Living in Columbus, Ohio, it’s hard not to be inspired by the pageantry, excitement and, yes, the big money that is college football. As the BCS championship game for this season approaches (Monday at 8:30 p.m.), I was reminded of an interesting blog post from the sports website “Outkick the Coverage” asking why universities don’t require their football coaches to sign non-compete agreements.
The premise of this intriguing post by Clay Travis, a sports journalist and lawyer, has some appeal. After all, highly-compensated executives are frequently required to sign non-competes, so why shouldn’t high-powered coaches like Nick Saban or Urban Meyer? They run the most important revenue-generating team in the university’s athletic department, control the relationships with key recruits, and are paid tremendous sums for doing so. Nick Saban’s total pay package, for example, could approach $32 million and Fortune magazine has described him as the most powerful coach in all of sports. It certainly seems as if universities (and their fans) are at great risk, since the coaches could move at will, and take their coaching staff and conceivably key recruits with them.
I decided to take my own look at the contracts of a number of prominent college football coaches to see if this was true. Based on my admittedly unscientific sample, I would have to disagree with Clay, as I found a variety of provisions that function as restrictive covenants in the contracts that I reviewed. Although there were no true non-compete provisions, each contract had terms that would significantly impede a coach trying to quickly move to another school without the consent of his former employer.
A couple of disclaimers are in order. I confined my review to the contracts of Nick Saban, Urban Meyer (his Florida contract, as his fully-negotiated Ohio State contract is not yet available), Jim Tressel and Les Miles. Each of these coaches had won a national championship and competed for that prize fairly consistently, so I felt they were good benchmarks. I don’t know whether I uncovered all of the amendments to these contracts (these amendments invariably follow a big bowl win or when another football power expresses interest in that coach); as a result, if any of the contracts have been amended in relevant part, I will leave it to my readers to let me know.

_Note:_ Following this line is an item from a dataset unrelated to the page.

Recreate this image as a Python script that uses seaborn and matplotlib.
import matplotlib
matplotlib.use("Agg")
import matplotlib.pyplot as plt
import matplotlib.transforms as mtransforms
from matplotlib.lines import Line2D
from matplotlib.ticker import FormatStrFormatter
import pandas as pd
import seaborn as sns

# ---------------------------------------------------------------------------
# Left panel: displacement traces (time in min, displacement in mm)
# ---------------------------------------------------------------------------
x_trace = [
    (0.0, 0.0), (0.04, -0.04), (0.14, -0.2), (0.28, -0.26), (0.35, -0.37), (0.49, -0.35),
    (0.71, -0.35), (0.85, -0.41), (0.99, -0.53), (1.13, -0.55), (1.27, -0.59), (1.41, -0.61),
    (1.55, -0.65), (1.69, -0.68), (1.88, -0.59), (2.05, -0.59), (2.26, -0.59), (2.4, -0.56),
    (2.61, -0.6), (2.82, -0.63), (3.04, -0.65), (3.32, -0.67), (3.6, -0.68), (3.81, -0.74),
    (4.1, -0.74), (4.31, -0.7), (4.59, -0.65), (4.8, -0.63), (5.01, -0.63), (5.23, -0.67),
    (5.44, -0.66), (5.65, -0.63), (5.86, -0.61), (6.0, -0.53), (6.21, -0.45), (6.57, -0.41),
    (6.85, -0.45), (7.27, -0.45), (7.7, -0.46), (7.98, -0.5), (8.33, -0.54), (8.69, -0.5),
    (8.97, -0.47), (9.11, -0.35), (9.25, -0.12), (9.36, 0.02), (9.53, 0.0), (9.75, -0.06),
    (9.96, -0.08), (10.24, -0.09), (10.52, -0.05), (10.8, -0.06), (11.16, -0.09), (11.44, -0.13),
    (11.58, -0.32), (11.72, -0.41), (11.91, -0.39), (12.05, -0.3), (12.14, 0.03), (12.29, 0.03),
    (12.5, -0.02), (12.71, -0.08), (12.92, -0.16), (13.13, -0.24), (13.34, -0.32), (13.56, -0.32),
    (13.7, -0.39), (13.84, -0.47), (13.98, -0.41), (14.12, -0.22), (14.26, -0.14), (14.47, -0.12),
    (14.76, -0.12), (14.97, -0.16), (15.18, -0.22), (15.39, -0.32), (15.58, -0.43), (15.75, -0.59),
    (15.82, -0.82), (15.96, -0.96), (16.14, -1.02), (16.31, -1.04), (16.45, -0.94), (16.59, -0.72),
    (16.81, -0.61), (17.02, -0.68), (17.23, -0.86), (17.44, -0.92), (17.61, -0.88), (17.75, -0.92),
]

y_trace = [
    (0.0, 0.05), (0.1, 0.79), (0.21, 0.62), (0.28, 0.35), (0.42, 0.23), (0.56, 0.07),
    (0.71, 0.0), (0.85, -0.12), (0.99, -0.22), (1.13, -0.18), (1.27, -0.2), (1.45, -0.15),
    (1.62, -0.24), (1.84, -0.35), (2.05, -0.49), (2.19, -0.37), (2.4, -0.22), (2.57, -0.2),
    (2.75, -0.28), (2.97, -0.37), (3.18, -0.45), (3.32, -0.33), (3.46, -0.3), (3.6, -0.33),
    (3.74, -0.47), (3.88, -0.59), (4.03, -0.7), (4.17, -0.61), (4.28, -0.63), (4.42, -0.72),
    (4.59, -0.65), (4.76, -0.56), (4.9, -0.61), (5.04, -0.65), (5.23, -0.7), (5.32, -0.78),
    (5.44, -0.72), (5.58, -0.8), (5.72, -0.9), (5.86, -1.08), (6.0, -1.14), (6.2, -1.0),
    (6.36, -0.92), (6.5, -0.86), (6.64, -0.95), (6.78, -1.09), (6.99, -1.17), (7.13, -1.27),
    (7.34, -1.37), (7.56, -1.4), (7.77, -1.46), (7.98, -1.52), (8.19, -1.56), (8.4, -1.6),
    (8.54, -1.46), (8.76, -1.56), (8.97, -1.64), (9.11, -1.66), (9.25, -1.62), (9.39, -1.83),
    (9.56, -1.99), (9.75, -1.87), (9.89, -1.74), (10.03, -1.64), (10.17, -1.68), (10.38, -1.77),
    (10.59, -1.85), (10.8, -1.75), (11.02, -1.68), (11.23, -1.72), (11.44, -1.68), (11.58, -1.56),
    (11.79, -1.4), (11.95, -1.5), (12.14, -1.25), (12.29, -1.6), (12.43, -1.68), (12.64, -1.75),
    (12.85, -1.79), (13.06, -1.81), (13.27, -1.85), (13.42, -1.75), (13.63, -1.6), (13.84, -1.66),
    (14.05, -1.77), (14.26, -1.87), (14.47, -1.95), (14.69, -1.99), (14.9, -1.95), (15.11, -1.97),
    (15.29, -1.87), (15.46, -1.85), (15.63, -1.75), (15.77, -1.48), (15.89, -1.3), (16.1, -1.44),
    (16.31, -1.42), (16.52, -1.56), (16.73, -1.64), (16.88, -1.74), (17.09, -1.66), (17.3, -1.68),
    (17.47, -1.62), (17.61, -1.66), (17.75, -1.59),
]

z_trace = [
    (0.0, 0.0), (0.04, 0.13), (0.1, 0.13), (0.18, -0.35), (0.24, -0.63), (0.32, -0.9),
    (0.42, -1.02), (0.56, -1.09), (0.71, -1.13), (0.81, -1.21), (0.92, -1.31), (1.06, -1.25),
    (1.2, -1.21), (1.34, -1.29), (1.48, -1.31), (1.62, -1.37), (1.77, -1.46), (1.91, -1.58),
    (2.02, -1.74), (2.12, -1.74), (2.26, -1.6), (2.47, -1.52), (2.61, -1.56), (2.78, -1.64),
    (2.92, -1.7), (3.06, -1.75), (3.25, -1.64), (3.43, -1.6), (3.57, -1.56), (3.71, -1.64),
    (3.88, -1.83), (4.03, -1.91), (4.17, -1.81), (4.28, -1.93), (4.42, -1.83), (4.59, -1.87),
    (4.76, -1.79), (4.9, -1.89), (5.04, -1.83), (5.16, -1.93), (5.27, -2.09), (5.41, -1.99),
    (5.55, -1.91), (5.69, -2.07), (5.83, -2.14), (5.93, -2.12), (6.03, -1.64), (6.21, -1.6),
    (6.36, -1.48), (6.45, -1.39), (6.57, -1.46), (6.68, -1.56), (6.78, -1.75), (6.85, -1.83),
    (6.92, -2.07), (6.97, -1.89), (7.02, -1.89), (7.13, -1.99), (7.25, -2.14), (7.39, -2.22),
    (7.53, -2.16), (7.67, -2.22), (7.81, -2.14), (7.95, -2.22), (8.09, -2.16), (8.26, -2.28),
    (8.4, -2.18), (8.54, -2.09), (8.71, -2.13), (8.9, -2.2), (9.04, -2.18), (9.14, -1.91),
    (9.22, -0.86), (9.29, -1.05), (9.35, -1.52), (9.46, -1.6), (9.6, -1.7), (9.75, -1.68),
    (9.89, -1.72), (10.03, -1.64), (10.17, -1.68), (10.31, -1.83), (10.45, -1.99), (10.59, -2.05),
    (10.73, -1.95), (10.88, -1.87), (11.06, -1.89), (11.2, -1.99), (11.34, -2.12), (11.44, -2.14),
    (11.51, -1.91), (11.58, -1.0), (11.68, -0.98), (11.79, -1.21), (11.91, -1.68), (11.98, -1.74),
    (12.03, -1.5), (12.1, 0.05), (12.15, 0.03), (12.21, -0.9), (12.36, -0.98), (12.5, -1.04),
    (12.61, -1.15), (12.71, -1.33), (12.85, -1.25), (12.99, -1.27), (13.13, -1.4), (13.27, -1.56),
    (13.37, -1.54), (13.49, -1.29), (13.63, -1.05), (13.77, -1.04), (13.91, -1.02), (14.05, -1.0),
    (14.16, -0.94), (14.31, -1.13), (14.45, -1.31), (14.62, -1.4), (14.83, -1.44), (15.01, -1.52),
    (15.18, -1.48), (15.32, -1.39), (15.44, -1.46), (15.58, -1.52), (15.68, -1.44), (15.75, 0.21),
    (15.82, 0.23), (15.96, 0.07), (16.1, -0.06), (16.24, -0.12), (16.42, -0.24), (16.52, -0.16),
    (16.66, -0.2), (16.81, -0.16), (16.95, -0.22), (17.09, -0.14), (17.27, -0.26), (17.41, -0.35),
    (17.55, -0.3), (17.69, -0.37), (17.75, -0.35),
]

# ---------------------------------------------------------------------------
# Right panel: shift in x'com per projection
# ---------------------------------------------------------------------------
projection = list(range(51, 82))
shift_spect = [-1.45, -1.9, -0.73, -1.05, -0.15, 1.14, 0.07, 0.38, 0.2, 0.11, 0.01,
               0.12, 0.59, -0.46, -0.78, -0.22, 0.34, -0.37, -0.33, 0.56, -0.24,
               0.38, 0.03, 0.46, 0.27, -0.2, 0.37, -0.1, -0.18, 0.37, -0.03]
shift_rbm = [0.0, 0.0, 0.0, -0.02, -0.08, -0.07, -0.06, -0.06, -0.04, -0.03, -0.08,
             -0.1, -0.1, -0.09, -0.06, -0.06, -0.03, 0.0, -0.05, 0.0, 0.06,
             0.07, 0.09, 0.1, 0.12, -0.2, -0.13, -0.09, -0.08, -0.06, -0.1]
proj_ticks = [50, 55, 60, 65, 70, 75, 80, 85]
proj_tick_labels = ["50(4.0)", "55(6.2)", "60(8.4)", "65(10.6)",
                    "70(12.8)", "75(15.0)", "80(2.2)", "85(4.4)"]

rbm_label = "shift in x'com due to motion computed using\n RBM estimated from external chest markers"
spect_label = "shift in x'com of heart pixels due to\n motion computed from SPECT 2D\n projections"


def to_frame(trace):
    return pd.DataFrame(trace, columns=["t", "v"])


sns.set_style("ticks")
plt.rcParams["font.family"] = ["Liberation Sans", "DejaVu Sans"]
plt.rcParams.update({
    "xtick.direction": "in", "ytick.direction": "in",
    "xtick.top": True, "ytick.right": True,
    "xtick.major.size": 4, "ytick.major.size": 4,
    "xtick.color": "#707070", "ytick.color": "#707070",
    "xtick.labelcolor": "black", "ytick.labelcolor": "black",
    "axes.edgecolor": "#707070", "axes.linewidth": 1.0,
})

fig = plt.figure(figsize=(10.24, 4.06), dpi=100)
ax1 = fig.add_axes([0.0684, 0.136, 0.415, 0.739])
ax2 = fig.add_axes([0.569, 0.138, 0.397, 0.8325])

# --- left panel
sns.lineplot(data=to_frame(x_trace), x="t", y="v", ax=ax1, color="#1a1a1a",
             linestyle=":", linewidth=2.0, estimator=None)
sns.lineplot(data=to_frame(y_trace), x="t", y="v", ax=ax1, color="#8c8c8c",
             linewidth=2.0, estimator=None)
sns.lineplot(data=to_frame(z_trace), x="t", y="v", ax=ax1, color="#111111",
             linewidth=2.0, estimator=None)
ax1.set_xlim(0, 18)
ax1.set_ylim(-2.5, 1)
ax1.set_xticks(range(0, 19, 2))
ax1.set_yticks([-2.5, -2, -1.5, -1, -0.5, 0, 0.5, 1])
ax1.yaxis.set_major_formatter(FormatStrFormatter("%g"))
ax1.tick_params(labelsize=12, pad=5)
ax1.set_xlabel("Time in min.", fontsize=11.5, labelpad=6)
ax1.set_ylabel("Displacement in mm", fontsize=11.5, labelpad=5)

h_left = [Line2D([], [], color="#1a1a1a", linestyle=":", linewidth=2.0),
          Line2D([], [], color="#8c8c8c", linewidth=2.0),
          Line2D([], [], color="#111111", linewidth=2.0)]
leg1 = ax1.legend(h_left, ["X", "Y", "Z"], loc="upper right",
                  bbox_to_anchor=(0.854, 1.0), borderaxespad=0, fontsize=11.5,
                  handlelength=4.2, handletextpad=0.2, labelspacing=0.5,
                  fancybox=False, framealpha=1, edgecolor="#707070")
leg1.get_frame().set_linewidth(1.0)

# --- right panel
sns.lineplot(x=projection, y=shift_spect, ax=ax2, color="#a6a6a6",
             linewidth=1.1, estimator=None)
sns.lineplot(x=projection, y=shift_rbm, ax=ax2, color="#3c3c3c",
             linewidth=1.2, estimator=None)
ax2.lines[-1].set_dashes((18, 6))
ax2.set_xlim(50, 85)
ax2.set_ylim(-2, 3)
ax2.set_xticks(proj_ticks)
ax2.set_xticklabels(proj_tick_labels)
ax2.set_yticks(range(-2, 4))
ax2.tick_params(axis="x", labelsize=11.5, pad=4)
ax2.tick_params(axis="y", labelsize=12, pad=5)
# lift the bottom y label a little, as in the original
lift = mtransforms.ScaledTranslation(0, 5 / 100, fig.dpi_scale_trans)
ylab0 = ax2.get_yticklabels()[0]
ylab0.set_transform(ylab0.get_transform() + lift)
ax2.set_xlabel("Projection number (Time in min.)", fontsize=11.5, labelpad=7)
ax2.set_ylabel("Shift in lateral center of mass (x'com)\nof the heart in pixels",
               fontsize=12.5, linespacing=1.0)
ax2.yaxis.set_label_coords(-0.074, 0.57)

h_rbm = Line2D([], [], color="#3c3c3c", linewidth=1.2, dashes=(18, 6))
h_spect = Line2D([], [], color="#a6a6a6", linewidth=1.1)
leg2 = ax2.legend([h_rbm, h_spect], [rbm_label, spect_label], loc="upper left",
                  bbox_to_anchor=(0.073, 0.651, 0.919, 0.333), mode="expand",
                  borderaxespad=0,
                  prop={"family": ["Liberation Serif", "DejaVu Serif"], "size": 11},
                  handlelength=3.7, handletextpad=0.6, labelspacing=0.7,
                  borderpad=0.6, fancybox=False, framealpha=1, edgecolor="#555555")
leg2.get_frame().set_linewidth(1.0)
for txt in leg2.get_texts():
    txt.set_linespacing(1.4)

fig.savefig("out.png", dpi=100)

Now to the contracts themselves. First, two of the contracts (Nick Saban’s Alabama contract and Meyer’s Florida contract) had provisions forbidding the coach from recruiting high school athletes that he or the school had contacted for one year after his departure. This clever provision mirrors a restrictive covenant because it would prevent a coach from taking any recruits with him. Recruiting is the lifeblood of any football program and it cannot be effectively delegated to staff, since the head coach may be needed to close the deal with a prized recruit. Since schools like Alabama and Florida contact most if not all of the best athletes nationally, the coach would have a limited number of athletes available to him to recruit at his new school. As a practical matter, this provision would take a coach out of the game for a year and force him to do what Urban Meyer did this past year — work for ESPN or find another job outside coaching.

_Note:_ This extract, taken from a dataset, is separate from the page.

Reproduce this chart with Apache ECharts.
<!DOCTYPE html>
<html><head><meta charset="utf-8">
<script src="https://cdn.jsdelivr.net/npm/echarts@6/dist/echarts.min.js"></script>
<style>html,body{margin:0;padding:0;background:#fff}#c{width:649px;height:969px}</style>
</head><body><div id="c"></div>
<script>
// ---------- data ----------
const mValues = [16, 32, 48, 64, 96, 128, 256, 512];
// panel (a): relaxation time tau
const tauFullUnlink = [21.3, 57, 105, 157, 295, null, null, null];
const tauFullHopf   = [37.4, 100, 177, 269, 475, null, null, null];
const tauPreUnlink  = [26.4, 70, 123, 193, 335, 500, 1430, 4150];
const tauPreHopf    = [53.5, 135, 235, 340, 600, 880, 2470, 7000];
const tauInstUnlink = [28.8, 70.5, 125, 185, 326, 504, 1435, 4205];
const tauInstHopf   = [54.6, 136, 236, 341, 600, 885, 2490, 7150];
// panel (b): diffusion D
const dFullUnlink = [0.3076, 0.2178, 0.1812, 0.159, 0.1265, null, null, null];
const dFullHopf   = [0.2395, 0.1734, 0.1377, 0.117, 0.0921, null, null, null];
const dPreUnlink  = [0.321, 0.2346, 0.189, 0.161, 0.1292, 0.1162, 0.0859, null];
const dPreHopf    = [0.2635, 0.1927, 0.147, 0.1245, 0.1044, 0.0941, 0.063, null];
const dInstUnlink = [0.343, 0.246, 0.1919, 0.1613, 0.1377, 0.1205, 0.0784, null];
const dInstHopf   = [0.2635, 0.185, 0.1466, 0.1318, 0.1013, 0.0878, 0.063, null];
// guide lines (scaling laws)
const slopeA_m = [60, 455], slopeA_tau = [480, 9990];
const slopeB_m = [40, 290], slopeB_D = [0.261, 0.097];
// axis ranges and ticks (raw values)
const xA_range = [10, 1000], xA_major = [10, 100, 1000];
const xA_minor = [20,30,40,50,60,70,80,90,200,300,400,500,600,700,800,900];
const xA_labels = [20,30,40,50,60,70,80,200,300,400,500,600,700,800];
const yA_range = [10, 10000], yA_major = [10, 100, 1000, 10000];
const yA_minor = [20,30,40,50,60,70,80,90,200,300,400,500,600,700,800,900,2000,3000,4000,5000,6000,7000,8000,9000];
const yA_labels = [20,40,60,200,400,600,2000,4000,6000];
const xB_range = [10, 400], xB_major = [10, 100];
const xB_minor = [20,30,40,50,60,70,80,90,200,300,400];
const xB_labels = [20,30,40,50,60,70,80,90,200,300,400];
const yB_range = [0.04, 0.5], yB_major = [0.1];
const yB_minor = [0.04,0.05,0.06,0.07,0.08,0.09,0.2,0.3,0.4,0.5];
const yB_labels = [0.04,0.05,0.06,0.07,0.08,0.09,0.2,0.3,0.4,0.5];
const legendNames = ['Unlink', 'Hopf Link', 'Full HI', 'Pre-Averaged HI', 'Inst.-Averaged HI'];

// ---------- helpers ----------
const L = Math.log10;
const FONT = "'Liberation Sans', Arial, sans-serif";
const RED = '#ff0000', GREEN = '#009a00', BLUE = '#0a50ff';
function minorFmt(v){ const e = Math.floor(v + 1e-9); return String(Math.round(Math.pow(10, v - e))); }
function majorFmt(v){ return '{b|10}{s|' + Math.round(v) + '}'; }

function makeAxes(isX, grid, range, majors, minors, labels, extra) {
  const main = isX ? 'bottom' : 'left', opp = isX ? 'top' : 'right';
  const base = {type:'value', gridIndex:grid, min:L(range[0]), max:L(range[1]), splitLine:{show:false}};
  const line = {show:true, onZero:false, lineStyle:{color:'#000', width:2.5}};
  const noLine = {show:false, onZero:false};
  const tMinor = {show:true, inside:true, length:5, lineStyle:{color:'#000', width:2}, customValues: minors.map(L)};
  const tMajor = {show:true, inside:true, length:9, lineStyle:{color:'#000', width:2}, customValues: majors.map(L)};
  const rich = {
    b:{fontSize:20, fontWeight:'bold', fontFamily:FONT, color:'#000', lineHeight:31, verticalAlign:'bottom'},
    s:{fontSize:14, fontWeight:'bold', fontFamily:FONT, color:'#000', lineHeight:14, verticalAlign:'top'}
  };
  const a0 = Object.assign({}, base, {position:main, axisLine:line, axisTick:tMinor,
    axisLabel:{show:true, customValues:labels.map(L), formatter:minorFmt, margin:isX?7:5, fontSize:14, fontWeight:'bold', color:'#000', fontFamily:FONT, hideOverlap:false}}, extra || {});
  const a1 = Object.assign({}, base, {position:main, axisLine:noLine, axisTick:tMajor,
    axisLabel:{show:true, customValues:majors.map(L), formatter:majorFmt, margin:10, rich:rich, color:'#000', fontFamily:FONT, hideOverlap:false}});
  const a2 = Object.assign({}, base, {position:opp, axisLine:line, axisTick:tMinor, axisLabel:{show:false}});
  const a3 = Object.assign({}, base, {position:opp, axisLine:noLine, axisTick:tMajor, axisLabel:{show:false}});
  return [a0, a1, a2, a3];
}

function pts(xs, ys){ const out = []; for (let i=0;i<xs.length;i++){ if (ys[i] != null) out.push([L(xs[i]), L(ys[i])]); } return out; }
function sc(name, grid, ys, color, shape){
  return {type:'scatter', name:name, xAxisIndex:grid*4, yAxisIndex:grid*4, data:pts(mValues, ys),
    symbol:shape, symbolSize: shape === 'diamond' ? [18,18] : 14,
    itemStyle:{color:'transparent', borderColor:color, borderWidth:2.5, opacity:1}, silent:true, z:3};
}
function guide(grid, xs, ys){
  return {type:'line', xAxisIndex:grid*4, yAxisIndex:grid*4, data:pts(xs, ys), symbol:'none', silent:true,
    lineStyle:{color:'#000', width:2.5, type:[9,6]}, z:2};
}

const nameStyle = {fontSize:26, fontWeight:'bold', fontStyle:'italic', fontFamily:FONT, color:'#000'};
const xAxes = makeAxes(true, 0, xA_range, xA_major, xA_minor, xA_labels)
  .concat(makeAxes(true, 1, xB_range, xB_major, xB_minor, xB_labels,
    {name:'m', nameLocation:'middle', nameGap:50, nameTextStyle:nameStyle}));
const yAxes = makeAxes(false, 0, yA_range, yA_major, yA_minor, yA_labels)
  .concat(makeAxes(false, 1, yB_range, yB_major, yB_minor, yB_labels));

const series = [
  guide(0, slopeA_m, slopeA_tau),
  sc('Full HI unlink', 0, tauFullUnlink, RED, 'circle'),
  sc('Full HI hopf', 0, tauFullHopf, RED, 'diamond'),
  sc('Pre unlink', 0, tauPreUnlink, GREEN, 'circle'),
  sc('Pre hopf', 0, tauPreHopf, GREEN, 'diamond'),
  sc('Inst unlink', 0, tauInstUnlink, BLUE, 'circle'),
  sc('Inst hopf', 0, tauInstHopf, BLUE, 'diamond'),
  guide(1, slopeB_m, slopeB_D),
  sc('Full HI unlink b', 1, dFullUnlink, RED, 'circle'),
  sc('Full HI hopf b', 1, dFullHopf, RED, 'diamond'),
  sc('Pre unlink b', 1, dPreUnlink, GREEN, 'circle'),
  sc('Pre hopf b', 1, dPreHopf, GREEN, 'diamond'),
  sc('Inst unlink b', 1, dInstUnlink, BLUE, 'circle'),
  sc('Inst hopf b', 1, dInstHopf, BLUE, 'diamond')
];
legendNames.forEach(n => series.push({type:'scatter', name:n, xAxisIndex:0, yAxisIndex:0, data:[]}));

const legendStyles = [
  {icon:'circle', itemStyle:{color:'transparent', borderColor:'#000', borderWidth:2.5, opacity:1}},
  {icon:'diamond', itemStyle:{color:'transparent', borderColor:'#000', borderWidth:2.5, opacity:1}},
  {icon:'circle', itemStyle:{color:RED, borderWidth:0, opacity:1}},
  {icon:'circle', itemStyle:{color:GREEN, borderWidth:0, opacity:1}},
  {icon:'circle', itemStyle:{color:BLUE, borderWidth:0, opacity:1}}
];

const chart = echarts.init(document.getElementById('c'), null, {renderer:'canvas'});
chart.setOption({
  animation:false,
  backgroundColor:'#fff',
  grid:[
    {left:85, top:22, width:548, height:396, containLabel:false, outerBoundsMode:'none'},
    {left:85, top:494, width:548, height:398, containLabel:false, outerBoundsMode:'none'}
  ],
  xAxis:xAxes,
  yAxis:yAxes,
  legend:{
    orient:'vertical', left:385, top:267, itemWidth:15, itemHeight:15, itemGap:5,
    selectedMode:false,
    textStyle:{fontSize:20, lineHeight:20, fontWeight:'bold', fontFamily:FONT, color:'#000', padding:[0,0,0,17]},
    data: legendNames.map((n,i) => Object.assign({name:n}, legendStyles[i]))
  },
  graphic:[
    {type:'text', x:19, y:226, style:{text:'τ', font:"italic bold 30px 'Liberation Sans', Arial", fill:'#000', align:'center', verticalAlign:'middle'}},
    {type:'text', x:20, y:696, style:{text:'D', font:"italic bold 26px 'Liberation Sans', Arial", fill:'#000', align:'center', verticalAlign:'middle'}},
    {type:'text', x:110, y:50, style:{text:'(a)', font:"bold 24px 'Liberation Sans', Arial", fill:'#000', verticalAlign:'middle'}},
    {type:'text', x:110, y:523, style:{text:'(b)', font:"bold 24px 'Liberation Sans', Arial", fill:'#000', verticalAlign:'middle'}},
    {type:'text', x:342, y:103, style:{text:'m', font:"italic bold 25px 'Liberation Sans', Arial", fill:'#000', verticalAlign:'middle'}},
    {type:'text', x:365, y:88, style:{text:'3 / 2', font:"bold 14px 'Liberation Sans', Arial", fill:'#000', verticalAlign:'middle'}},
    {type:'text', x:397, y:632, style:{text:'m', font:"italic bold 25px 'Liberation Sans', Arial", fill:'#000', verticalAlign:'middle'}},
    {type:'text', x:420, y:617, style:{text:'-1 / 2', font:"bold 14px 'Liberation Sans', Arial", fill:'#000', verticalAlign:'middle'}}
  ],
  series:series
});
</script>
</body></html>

Second, a number of the contracts have significant buyouts or liquidated damages provisions that would be triggered if the coach left to join another school. For example, Les Miles’ contract has a liquidated damages provision of $1.25 million if he leaves to join the University of Michigan, his alma mater and probably the only real competition for Miles’ services (Miles is the coach of No. 1 LSU and won a championship in 2008). Likewise, former Ohio State coach Jim Tressel’s contract had a $1 million liquidated damages provision that would kick in if he left for another school within six months of any resignation.
To understand the impact of this type of provision, one need only look at what coach Rich Rodriguez and his new employer, the University of Michigan, endured when he left West Virginia University to join Michigan in 2007. West Virginia had negotiated a $4 million buyout with Rodriguez, and it balked at the move and sued him to enforce that provision. Ultimately, Rodriguez and Michigan ended up paying the $4 million. The buyout and resulting contentious litigation proved to be a huge distraction and tarred Rodriguez in the eyes of many influential Michigan supporters. Rodriguez floundered at Michigan and was fired after only three years.
Third, Saban’s contract has a provision protecting the “Confidential Information” of Alabama’s Athletic Department, acknowledging the importance of that information, and stating that Alabama would be entitled to an injunction resulting from the incalculable injury that would arise from the disclosure of that information. As anyone in the trade secret community knows, this type of provision can be used to jam up any departing employee. It is not difficult to imagine how a state court in Tuscaloosa might construe this provision if Saban decided to take his considerable talents to Gainesville or Tallahassee.
To sum up, while I found an interesting blend of novel and conventional approaches, the end result would likely be the same: A coach moving to another school (particularly to a conference rival) would face some real legal obstacles, similar to those presented in many conventional non-compete disputes. College football fans can now breathe easier.